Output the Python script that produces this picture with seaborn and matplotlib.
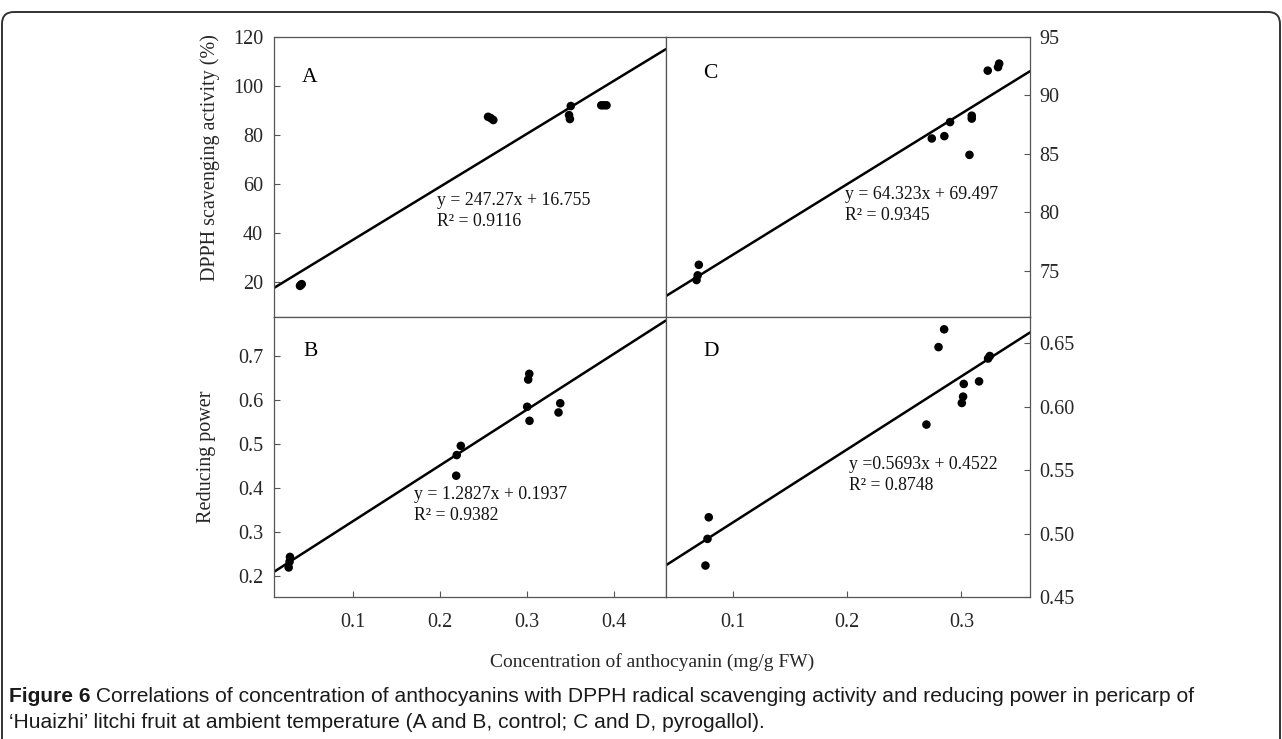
import matplotlib
matplotlib.use("Agg")
import matplotlib.pyplot as plt
import matplotlib.patches as mpatches
from matplotlib.transforms import IdentityTransform
import seaborn as sns
import pandas as pd

# ---------------- data ----------------
x_A = [0.039, 0.040, 0.041, 0.255, 0.258, 0.261, 0.348, 0.349, 0.350, 0.385, 0.388, 0.391]
y_A = [18.3, 18.7, 19.0, 87.3, 86.8, 86.0, 88.0, 86.4, 91.7, 92.0, 92.0, 92.0]

x_B = [0.026, 0.027, 0.0275, 0.2184, 0.219, 0.2237, 0.2999, 0.3011, 0.3023, 0.3026, 0.3359, 0.3379]
y_B = [0.219, 0.232, 0.243, 0.428, 0.475, 0.496, 0.585, 0.647, 0.660, 0.553, 0.572, 0.593]

x_C = [0.068, 0.069, 0.070, 0.274, 0.285, 0.290, 0.307, 0.309, 0.309, 0.323, 0.332, 0.333]
y_C = [74.2, 74.6, 75.5, 86.3, 86.5, 87.7, 84.9, 88.0, 88.25, 92.1, 92.4, 92.7]

x_D = [0.0758, 0.0776, 0.0787, 0.2693, 0.2799, 0.2848, 0.3003, 0.3014, 0.302, 0.3154, 0.3233, 0.3248]
y_D = [0.475, 0.496, 0.513, 0.586, 0.647, 0.661, 0.603, 0.608, 0.618, 0.620, 0.638, 0.640]

panel_labels = ["A", "B", "C", "D"]
equations = [
    "y = 247.27x + 16.755\nR\u00b2 = 0.9116",
    "y = 1.2827x + 0.1937\nR\u00b2 = 0.9382",
    "y = 64.323x + 69.497\nR\u00b2 = 0.9345",
    "y =0.5693x + 0.4522\nR\u00b2 = 0.8748",
]
ticks_A = [20, 40, 60, 80, 100, 120]
ticks_B = [0.2, 0.3, 0.4, 0.5, 0.6, 0.7]
ticks_C = [75, 80, 85, 90, 95]
ticks_D = [0.45, 0.50, 0.55, 0.60, 0.65]
xticks_left = [0.1, 0.2, 0.3, 0.4]
xticks_right = [0.1, 0.2, 0.3]

ylabel_top = "DPPH scavenging activity (%)"
ylabel_bottom = "Reducing power"
xlabel = "Concentration of anthocyanin (mg/g FW)"
caption_bold = "Figure 6"
caption_line1 = " Correlations of concentration of anthocyanins with DPPH radical scavenging activity and reducing power in pericarp of"
caption_line2 = "\u2018Huaizhi\u2019 litchi fruit at ambient temperature (A and B, control; C and D, pyrogallol)."

# ---------------- style ----------------
sns.set_theme(style="white")
plt.rcParams["font.family"] = ["Liberation Serif", "DejaVu Serif"]
plt.rcParams["axes.edgecolor"] = "#555555"
plt.rcParams["axes.linewidth"] = 0.9

W, H = 1282, 739
fig = plt.figure(figsize=(W / 100, H / 100), dpi=100)
fig.patch.set_facecolor("white")

def fx(px):
    return px / W

def fy(py):
    return 1 - py / H

xl0, xm, xr = 274.3, 665.7, 1030.0
yt, ymid, yb = 36.7, 317.0, 597.3

axA = fig.add_axes([fx(xl0), fy(ymid), fx(xm - xl0), (ymid - yt) / H])
axB = fig.add_axes([fx(xl0), fy(yb), fx(xm - xl0), (yb - ymid) / H])
axC = fig.add_axes([fx(xm), fy(ymid), fx(xr - xm), (ymid - yt) / H])
axD = fig.add_axes([fx(xm), fy(yb), fx(xr - xm), (yb - ymid) / H])

cfg = [
    (axA, x_A, y_A, (0.0095, 0.459), (5.6, 120), ticks_A, "left", None, "{:g}"),
    (axB, x_B, y_B, (0.0095, 0.459), (0.151, 0.7895), ticks_B, "left", xticks_left, "{:.1f}"),
    (axC, x_C, y_C, (0.041, 0.360), (71.04, 95), ticks_C, "right", None, "{:g}"),
    (axD, x_D, y_D, (0.041, 0.360), (0.45, 0.6707), ticks_D, "right", xticks_right, "{:.2f}"),
]

tick_fs = 14.5
for ax, xs, ys, xlim, ylim, yt_, side, xt_, fmt in cfg:
    ax.set_xlim(*xlim)
    ax.set_ylim(*ylim)
    df = pd.DataFrame({"x": xs, "y": ys})
    sns.regplot(data=df, x="x", y="y", ax=ax, ci=None, truncate=False,
                scatter_kws=dict(s=38, color="black", edgecolor="none", alpha=1, zorder=3),
                line_kws=dict(color="black", lw=1.8, zorder=2))
    ax.set_xlim(*xlim)
    ax.set_ylim(*ylim)
    ax.set_xlabel("")
    ax.set_ylabel("")
    ax.set_facecolor("white")
    for s in ax.spines.values():
        s.set_visible(True)
        s.set_color("#555555")
        s.set_linewidth(0.9)
    ax.set_yticks(yt_)
    ax.set_yticklabels([fmt.format(v) for v in yt_], fontsize=tick_fs)
    if side == "right":
        ax.yaxis.tick_right()
        ax.tick_params(axis="y", which="both", left=False, right=True,
                       labelleft=False, labelright=True, direction="in",
                       length=4, width=0.8, color="#555555", pad=7)
    else:
        ax.tick_params(axis="y", which="both", left=True, right=False,
                       direction="in", length=4, width=0.8, color="#555555", pad=8)
    if xt_ is None:
        ax.set_xticks([])
    else:
        ax.set_xticks(xt_)
        ax.set_xticklabels(["{:.1f}".format(v) for v in xt_], fontsize=tick_fs)
        ax.tick_params(axis="x", which="both", bottom=True, direction="in",
                       length=4, width=0.8, color="#555555", pad=11)
    ax.grid(False)

# panel letters and equations (figure pixel positions)
letter_pos = [(310, 77), (311, 351), (710, 74), (711, 351)]
eq_pos = [(437, 192), (414, 486), (845, 186), (849, 456)]
for lab, (px, py) in zip(panel_labels, letter_pos):
    fig.text(fx(px), fy(py), lab, fontsize=15.5, ha="center", va="center", color="black")
for eq, (px, py) in zip(equations, eq_pos):
    fig.text(fx(px), fy(py), eq, fontsize=12.8, ha="left", va="top", color="#111111",
             linespacing=1.3)

# axis labels
fig.text(fx(210), fy(158), ylabel_top, rotation=90, fontsize=14.5, ha="center", va="center")
fig.text(fx(207), fy(457), ylabel_bottom, rotation=90, fontsize=14.5, ha="center", va="center")
fig.text(fx(652), fy(662), xlabel, fontsize=14, ha="center", va="center")

# caption
cap_family = ["Liberation Sans Narrow", "Liberation Sans", "DejaVu Sans"]
cap_fs = 15.1
t_bold = fig.text(fx(9), fy(697), caption_bold, fontsize=cap_fs, fontweight="bold",
                  family=cap_family, ha="left", va="center", color="#1a1a1a")
fig.canvas.draw()
bb = t_bold.get_window_extent(renderer=fig.canvas.get_renderer())
fig.text(bb.x1 / W, fy(697), caption_line1, fontsize=cap_fs, family=cap_family,
         ha="left", va="center", color="#1a1a1a")
fig.text(fx(9), fy(722), caption_line2, fontsize=cap_fs, family=cap_family,
         ha="left", va="center", color="#1a1a1a")

# rounded frame around the figure (bottom edge falls outside the image)
frame = mpatches.FancyBboxPatch((2, -30), W - 4, H - 12 + 30,
                                boxstyle="round,pad=0,rounding_size=12",
                                transform=IdentityTransform(), fill=False,
                                edgecolor="#333333", linewidth=1.4)
fig.add_artist(frame)

fig.savefig("out.png", dpi=100, facecolor="white")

[WHAT IS EXPECTED] Write out each line of the listing above, exactly, from its first line to the line holding "92.1, 92.4, 92.7]", inclusive. Skip the pictures.

[RESPONSE BELOW]
Output the Python script that produces this picture with seaborn and matplotlib.
import matplotlib
matplotlib.use("Agg")
import matplotlib.pyplot as plt
import matplotlib.patches as mpatches
from matplotlib.transforms import IdentityTransform
import seaborn as sns
import pandas as pd

# ---------------- data ----------------
x_A = [0.039, 0.040, 0.041, 0.255, 0.258, 0.261, 0.348, 0.349, 0.350, 0.385, 0.388, 0.391]
y_A = [18.3, 18.7, 19.0, 87.3, 86.8, 86.0, 88.0, 86.4, 91.7, 92.0, 92.0, 92.0]

x_B = [0.026, 0.027, 0.0275, 0.2184, 0.219, 0.2237, 0.2999, 0.3011, 0.3023, 0.3026, 0.3359, 0.3379]
y_B = [0.219, 0.232, 0.243, 0.428, 0.475, 0.496, 0.585, 0.647, 0.660, 0.553, 0.572, 0.593]

x_C = [0.068, 0.069, 0.070, 0.274, 0.285, 0.290, 0.307, 0.309, 0.309, 0.323, 0.332, 0.333]
y_C = [74.2, 74.6, 75.5, 86.3, 86.5, 87.7, 84.9, 88.0, 88.25, 92.1, 92.4, 92.7]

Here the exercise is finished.